Take oil in a heavy bottom pan or in a pressure cooker and heat it. Add chopped onion and fry till they are brown. Add the meat pieces and sear them on high heat. It will help the meat pieces to retain their juices. 
Add ginger, garlic paste and fry along with the meat pieces. Once the raw smell goes away add yogurt and Kashmiri chili powder. I love to add the potato halves at this stage followed by salt and sugar and fry them along with the meat and spices. Cook till the potatoes are 90% boiled. Remove the potatoes and keep them aside. Rest 10% cooking will be done in Dum.
Add water required to boil the the meat pieces and either pressure cook it or cook it covered for atleast 40 mins.
Once done remove the meat pieces from the gravy and keep it handy for further use.
Strain the gravy and keep the strained juice. This is called Tar (there’s a picture of it in a glass cup in the ingredients section).
Now comes the assembly part of the biryani. Take a heavy bottom pan which you can heat on your stove top.

Grease the inner walls of the vessel with 1-2 tbsp. of ghee. Now start building up the layers. The thumb rule of layering biryani is the base and top layers should be made by rice.
This is the sequence I usually follow for my biryani. Rice layer followed by a layer of by meat, potato, saffron infused milk, 2-3 tbsp. of Tar. I finish this layer by sprinkling about 1 tsp. of biryani masala and a few drops of rose and kewra water. Use all your meat and rice to complete the layering. There should be 1/3rd space left in the pan once you finished layering. Cover the biryani pot tightly.

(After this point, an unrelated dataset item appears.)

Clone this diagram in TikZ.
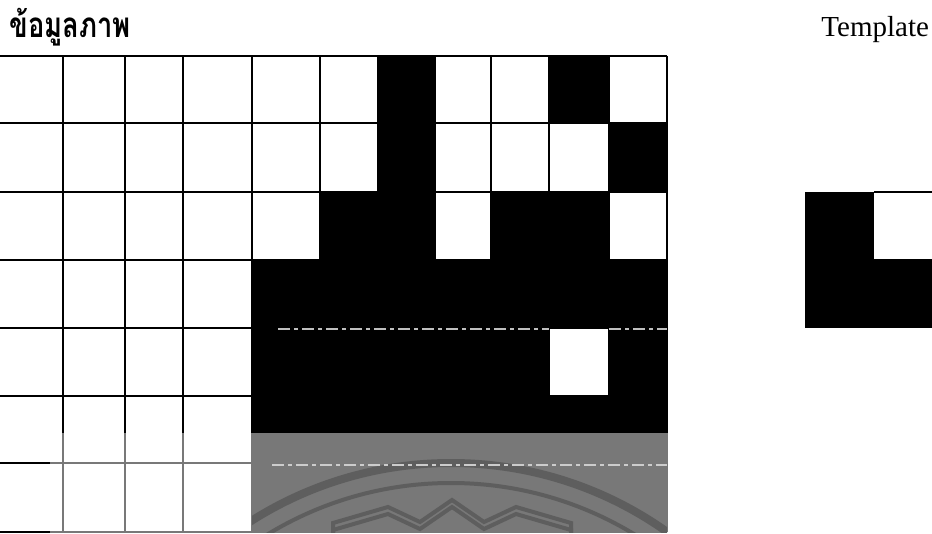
\documentclass[tikz,border=0pt]{standalone}
\usepackage{fontspec}
\setmainfont{Liberation Serif}
\newfontfamily\thaifont[Script=Thai, FakeStretch=0.78]{Loma}
\usepackage{xcolor}
\usetikzlibrary{positioning}

\begin{document}
\begin{tikzpicture}[x=0.5pt, y=-0.5pt,
    gridline/.style={line width=1pt},
    scanline/.style={line width=0.6pt, dash pattern=on 6pt off 2pt on 2pt off 2pt},
    wmark/.style={draw=black!63, line width=2pt}]
  \useasboundingbox (0,0) rectangle (932,534);
  \clip (0,0) rectangle (932,534);

  \node[anchor=base west, inner sep=0pt,
        font=\thaifont\bfseries\fontsize{17.5}{20}\selectfont] (imgtitle)
        at (9,38) {ข้อมูลภาพ};
  \node[anchor=base west, inner sep=0pt,
        font=\fontsize{14.5}{17}\selectfont] (tpltitle)
        at (821,37) {Template};

  % black pixels of the image
  \fill (378,56) rectangle (435,260);
  \fill (549,56) rectangle (609,123);
  \fill (609,123) rectangle (667,192);
  \fill (320,192) rectangle (378,260);
  \fill (491,192) rectangle (609,260);
  \fill (252,260) rectangle (667,532);
  \fill[white] (549,328) rectangle (609,396);

  % grid
  \foreach \x in {63,125,183,252,320,378,435,491,549,609,667}
    \draw[gridline] (\x,56) -- (\x,532);
  \foreach \y in {56,123,192,260,328,396,463,532}
    \draw[gridline] (0,\y) -- (667,\y);
  \draw[scanline, black!25] (278,329) -- (549,329) (609,329) -- (667,329);

  % template
  \fill (805,192) rectangle (941,328);
  \fill[white] (874,192) rectangle (941,259);
  \draw[gridline] (874,192) -- (941,192);

  % faded lower part with the watermark
  \fill[white, opacity=0.47] (50,433) rectangle (700,534);
  \begin{scope}
    \clip (252,433) rectangle (667,532);
    \draw[wmark, line width=4pt] (451,836) circle[radius=373];
    \draw[wmark] (451,836) circle[radius=353];
    \foreach \dy in {0,7}
      \draw[wmark, yshift=-\dy*0.5pt] (333,545) -- (333,523) -- (388,507) -- (420,522)
        -- (452,500) -- (484,522) -- (516,507) -- (571,523) -- (571,545);
  \end{scope}
  \draw[scanline, black!20] (272,465) -- (667,465);
\end{tikzpicture}
\end{document}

Now we are ready to put the biryani for Dum. Dum is basically slow cooking where the vessel doesn't come in direct contact of heat.  I take water in a bigger vessel and place the biryani pot inside that as shown in the photograph on the right. Let the water boil and then lower the heat and allow it to cook for atleast 45 minutes. Turn off the heat. Let it stand for at least an hour before serving.
Kolkata mutton biryani is best enjoyed with chicken chap (oh that recipe will surely follow).